Set exercise:
Exclude images, then output the remaining data verbatim.

╭──

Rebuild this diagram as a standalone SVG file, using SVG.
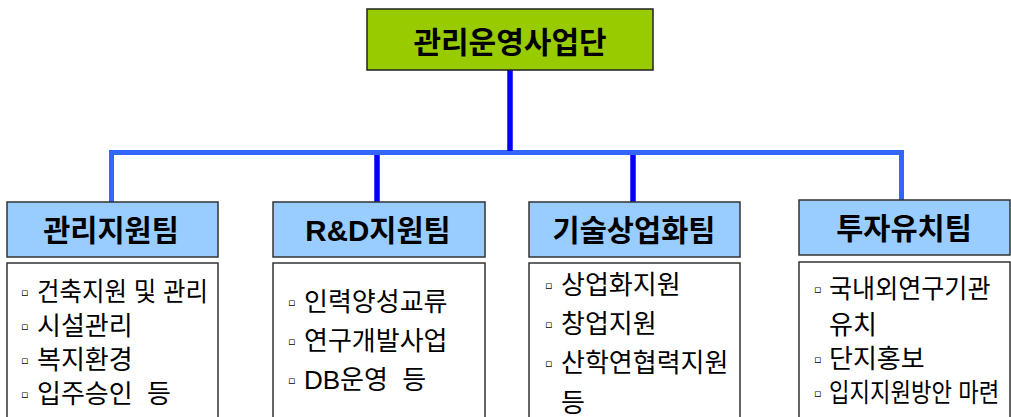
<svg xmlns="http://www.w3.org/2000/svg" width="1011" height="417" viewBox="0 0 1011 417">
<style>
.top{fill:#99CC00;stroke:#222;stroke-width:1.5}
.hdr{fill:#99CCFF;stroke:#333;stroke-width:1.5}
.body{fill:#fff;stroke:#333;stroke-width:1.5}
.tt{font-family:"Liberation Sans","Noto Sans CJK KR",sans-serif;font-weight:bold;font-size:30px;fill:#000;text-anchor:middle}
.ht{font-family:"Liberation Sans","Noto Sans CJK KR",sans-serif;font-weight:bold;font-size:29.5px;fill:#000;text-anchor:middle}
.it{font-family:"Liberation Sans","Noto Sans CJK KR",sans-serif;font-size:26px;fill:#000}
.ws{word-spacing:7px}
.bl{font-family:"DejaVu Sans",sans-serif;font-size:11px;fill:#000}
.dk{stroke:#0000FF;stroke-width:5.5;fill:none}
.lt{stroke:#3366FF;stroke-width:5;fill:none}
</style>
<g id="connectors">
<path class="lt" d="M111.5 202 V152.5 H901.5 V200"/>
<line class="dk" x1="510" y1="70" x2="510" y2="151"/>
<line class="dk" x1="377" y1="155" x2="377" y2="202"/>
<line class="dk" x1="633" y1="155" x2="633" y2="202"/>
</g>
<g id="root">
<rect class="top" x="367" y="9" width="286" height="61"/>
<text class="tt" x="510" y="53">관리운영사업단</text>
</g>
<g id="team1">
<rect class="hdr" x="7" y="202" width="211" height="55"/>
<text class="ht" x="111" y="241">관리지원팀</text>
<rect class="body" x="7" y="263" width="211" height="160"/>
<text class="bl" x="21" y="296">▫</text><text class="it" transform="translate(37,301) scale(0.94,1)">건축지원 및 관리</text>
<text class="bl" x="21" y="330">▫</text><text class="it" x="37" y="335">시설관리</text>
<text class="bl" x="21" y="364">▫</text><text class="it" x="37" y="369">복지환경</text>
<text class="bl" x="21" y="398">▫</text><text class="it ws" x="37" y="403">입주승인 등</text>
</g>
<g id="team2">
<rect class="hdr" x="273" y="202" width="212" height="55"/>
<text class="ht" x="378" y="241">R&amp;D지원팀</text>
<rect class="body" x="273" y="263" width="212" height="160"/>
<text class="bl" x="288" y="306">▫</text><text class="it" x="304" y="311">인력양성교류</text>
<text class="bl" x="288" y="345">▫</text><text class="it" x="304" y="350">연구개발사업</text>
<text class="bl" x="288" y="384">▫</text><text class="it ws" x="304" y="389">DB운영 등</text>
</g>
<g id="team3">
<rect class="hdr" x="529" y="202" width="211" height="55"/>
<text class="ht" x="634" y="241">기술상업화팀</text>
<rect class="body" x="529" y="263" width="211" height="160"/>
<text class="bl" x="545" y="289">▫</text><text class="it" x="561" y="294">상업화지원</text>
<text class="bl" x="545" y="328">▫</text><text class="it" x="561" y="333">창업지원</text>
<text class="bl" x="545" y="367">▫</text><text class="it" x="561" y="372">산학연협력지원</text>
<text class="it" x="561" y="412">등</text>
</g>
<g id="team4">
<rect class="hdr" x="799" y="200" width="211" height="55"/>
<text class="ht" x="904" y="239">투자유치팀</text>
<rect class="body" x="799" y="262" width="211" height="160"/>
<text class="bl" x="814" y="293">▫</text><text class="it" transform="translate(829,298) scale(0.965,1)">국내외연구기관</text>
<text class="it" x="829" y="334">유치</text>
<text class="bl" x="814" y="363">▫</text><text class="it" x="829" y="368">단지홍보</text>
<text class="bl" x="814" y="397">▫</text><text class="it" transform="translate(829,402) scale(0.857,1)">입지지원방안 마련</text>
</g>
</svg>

╰──

Answer:
Rebuild this diagram as a standalone SVG file, using SVG.
<svg xmlns="http://www.w3.org/2000/svg" width="1011" height="417" viewBox="0 0 1011 417">
<style>
.top{fill:#99CC00;stroke:#222;stroke-width:1.5}
.hdr{fill:#99CCFF;stroke:#333;stroke-width:1.5}
.body{fill:#fff;stroke:#333;stroke-width:1.5}
.tt{font-family:"Liberation Sans","Noto Sans CJK KR",sans-serif;font-weight:bold;font-size:30px;fill:#000;text-anchor:middle}
.ht{font-family:"Liberation Sans","Noto Sans CJK KR",sans-serif;font-weight:bold;font-size:29.5px;fill:#000;text-anchor:middle}
.it{font-family:"Liberation Sans","Noto Sans CJK KR",sans-serif;font-size:26px;fill:#000}
.ws{word-spacing:7px}
.bl{font-family:"DejaVu Sans",sans-serif;font-size:11px;fill:#000}
.dk{stroke:#0000FF;stroke-width:5.5;fill:none}
.lt{stroke:#3366FF;stroke-width:5;fill:none}
</style>
<g id="connectors">
<path class="lt" d="M111.5 202 V152.5 H901.5 V200"/>
<line class="dk" x1="510" y1="70" x2="510" y2="151"/>
<line class="dk" x1="377" y1="155" x2="377" y2="202"/>
<line class="dk" x1="633" y1="155" x2="633" y2="202"/>
</g>
<g id="root">
<rect class="top" x="367" y="9" width="286" height="61"/>
<text class="tt" x="510" y="53">관리운영사업단</text>
</g>
<g id="team1">
<rect class="hdr" x="7" y="202" width="211" height="55"/>
<text class="ht" x="111" y="241">관리지원팀</text>
<rect class="body" x="7" y="263" width="211" height="160"/>
<text class="bl" x="21" y="296">▫</text><text class="it" transform="translate(37,301) scale(0.94,1)">건축지원 및 관리</text>
<text class="bl" x="21" y="330">▫</text><text class="it" x="37" y="335">시설관리</text>
<text class="bl" x="21" y="364">▫</text><text class="it" x="37" y="369">복지환경</text>
<text class="bl" x="21" y="398">▫</text><text class="it ws" x="37" y="403">입주승인 등</text>
</g>
<g id="team2">
<rect class="hdr" x="273" y="202" width="212" height="55"/>
<text class="ht" x="378" y="241">R&amp;D지원팀</text>
<rect class="body" x="273" y="263" width="212" height="160"/>
<text class="bl" x="288" y="306">▫</text><text class="it" x="304" y="311">인력양성교류</text>
<text class="bl" x="288" y="345">▫</text><text class="it" x="304" y="350">연구개발사업</text>
<text class="bl" x="288" y="384">▫</text><text class="it ws" x="304" y="389">DB운영 등</text>
</g>
<g id="team3">
<rect class="hdr" x="529" y="202" width="211" height="55"/>
<text class="ht" x="634" y="241">기술상업화팀</text>
<rect class="body" x="529" y="263" width="211" height="160"/>
<text class="bl" x="545" y="289">▫</text><text class="it" x="561" y="294">상업화지원</text>
<text class="bl" x="545" y="328">▫</text><text class="it" x="561" y="333">창업지원</text>
<text class="bl" x="545" y="367">▫</text><text class="it" x="561" y="372">산학연협력지원</text>
<text class="it" x="561" y="412">등</text>
</g>
<g id="team4">
<rect class="hdr" x="799" y="200" width="211" height="55"/>
<text class="ht" x="904" y="239">투자유치팀</text>
<rect class="body" x="799" y="262" width="211" height="160"/>
<text class="bl" x="814" y="293">▫</text><text class="it" transform="translate(829,298) scale(0.965,1)">국내외연구기관</text>
<text class="it" x="829" y="334">유치</text>
<text class="bl" x="814" y="363">▫</text><text class="it" x="829" y="368">단지홍보</text>
<text class="bl" x="814" y="397">▫</text><text class="it" transform="translate(829,402) scale(0.857,1)">입지지원방안 마련</text>
</g>
</svg>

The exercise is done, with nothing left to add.